* TASK REQUIREMENTS *
Your task is to filter the data below down to the lines holding "picture".

※

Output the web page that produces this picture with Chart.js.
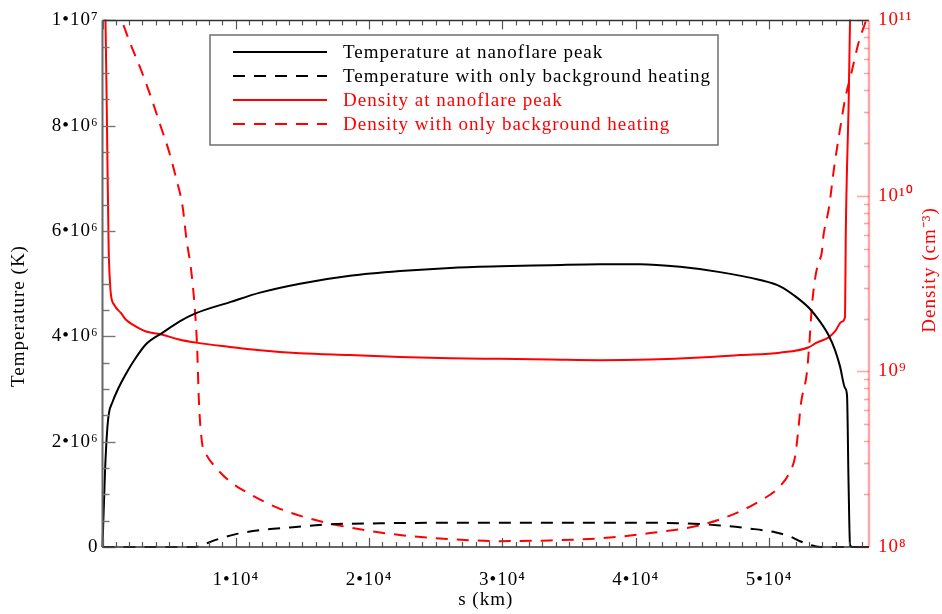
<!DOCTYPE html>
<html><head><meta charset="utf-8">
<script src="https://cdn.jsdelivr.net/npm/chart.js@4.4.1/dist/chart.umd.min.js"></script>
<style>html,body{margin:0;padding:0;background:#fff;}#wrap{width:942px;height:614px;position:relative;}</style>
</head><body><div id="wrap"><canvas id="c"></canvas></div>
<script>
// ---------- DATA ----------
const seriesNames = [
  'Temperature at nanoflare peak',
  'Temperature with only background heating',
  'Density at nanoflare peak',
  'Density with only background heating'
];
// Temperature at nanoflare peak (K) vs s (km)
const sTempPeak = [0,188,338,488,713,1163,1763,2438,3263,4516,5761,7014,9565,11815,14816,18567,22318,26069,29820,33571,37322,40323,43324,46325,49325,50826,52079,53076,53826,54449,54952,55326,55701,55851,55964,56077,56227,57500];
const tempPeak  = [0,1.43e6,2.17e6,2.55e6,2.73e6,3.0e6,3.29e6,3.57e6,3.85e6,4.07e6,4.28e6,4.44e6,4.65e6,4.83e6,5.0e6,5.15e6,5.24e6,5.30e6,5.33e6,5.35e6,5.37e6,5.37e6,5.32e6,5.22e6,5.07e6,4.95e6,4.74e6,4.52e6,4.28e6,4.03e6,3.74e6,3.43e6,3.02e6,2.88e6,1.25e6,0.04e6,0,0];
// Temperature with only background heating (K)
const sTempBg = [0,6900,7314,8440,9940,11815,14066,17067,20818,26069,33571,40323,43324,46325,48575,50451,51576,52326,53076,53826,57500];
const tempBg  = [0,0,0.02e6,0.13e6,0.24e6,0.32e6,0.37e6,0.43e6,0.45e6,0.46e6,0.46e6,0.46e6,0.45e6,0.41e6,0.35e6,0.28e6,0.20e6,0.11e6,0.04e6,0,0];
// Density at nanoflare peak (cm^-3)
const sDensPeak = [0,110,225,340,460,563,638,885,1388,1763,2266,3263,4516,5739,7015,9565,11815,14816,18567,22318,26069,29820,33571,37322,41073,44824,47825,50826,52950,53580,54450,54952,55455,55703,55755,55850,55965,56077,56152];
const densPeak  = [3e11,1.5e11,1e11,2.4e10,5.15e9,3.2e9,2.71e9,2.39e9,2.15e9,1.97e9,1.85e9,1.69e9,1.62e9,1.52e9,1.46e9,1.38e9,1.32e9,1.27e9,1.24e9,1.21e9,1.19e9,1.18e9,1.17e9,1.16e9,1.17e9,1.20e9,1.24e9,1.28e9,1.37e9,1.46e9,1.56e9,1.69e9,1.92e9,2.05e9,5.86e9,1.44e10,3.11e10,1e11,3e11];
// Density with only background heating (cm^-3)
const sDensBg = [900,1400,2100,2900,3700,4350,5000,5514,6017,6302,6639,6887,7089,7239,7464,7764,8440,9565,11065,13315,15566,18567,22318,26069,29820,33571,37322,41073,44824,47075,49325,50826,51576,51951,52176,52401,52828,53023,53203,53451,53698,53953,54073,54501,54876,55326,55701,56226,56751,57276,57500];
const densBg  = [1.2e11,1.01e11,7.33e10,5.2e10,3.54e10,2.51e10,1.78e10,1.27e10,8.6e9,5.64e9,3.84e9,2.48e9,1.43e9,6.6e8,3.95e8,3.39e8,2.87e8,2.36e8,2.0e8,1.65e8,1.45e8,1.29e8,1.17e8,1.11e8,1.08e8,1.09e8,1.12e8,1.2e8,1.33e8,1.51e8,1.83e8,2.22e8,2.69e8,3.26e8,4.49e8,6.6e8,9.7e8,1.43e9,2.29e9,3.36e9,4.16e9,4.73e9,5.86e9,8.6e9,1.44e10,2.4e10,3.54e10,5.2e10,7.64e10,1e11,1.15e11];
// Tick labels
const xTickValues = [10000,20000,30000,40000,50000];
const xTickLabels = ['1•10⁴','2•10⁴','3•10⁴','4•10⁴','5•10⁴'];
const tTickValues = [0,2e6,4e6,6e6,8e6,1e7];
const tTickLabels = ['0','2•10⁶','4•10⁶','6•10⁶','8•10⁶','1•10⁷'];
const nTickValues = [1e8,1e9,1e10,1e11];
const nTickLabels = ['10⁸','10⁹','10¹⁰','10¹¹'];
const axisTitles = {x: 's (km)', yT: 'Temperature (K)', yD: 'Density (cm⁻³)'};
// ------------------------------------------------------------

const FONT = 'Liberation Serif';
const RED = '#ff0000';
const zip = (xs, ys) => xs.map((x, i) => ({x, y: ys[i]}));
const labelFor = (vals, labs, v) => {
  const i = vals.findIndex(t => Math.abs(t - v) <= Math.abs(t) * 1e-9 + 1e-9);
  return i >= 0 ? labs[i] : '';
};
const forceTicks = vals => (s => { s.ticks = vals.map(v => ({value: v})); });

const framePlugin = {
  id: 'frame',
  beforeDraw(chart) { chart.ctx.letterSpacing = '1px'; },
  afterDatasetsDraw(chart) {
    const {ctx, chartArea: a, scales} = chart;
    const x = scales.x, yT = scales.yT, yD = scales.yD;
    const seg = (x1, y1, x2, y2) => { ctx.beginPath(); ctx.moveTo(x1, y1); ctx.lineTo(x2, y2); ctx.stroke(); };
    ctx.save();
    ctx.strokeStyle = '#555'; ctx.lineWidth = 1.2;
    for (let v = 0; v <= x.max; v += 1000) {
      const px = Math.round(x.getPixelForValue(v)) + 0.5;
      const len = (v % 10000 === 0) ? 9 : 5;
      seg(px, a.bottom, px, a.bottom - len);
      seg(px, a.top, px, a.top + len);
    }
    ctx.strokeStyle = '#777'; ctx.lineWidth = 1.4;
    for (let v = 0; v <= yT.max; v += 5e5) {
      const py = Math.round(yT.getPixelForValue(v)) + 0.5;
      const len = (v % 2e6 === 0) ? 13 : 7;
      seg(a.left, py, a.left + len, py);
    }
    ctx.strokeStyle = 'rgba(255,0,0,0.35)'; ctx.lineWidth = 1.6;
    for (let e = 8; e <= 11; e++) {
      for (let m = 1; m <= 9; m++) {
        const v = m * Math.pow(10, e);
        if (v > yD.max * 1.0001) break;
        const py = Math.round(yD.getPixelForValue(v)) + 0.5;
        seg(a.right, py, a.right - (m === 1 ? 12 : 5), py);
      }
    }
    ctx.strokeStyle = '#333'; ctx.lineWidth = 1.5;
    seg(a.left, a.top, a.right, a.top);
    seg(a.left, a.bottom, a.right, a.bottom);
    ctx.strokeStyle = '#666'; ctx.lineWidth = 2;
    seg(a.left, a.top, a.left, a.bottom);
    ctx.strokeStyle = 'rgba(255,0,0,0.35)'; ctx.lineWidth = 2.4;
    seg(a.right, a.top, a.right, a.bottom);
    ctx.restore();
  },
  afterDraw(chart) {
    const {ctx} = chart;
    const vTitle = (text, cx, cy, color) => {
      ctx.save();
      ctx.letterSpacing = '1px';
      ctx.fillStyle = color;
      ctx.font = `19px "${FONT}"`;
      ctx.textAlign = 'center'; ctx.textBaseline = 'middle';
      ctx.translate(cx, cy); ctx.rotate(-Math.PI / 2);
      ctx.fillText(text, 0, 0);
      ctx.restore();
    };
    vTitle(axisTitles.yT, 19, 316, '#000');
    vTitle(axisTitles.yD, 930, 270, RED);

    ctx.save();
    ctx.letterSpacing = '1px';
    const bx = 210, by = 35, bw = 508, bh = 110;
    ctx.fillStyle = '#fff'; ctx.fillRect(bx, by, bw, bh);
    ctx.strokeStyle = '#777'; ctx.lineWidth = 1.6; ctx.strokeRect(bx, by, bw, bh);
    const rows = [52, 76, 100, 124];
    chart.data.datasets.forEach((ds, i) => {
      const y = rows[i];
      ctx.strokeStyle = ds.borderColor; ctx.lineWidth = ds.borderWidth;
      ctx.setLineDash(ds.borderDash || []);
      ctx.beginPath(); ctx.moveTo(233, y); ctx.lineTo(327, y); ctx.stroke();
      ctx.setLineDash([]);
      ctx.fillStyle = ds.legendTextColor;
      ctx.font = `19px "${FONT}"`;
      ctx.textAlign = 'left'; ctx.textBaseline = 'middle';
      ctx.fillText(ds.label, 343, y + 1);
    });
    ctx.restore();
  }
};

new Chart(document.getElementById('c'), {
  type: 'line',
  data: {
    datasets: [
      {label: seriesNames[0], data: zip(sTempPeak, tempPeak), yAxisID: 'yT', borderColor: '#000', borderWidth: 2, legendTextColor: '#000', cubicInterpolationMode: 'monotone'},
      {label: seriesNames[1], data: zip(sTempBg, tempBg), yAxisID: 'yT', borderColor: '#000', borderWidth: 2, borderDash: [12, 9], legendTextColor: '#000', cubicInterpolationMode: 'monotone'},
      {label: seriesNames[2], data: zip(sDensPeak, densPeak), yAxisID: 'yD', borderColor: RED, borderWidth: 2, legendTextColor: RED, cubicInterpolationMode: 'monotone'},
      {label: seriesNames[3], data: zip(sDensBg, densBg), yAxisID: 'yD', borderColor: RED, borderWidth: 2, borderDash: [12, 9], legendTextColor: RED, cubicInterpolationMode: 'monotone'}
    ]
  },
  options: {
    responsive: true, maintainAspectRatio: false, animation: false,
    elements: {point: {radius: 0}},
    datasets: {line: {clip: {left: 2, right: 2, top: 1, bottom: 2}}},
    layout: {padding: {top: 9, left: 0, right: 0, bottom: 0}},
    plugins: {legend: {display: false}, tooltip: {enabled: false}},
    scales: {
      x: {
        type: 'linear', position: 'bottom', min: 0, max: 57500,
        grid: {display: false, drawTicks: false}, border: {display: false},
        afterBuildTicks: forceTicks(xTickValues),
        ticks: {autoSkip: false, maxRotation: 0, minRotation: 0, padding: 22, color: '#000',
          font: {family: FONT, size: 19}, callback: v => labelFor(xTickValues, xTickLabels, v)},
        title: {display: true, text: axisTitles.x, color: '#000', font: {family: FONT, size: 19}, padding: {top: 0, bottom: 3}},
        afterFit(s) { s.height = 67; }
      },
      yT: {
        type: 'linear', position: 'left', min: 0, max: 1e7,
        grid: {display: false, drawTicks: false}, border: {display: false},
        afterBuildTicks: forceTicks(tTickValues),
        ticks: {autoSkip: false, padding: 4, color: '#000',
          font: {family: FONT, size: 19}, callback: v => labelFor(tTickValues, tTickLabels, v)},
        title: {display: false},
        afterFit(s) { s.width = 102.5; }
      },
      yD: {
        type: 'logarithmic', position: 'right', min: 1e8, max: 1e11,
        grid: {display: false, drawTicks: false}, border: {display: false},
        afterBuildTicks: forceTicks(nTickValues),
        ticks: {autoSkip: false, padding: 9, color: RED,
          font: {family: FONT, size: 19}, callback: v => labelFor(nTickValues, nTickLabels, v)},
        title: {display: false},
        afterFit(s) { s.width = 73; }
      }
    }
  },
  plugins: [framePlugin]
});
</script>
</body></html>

※

* THE COMPLETED TASK *
Output the web page that produces this picture with Chart.js.

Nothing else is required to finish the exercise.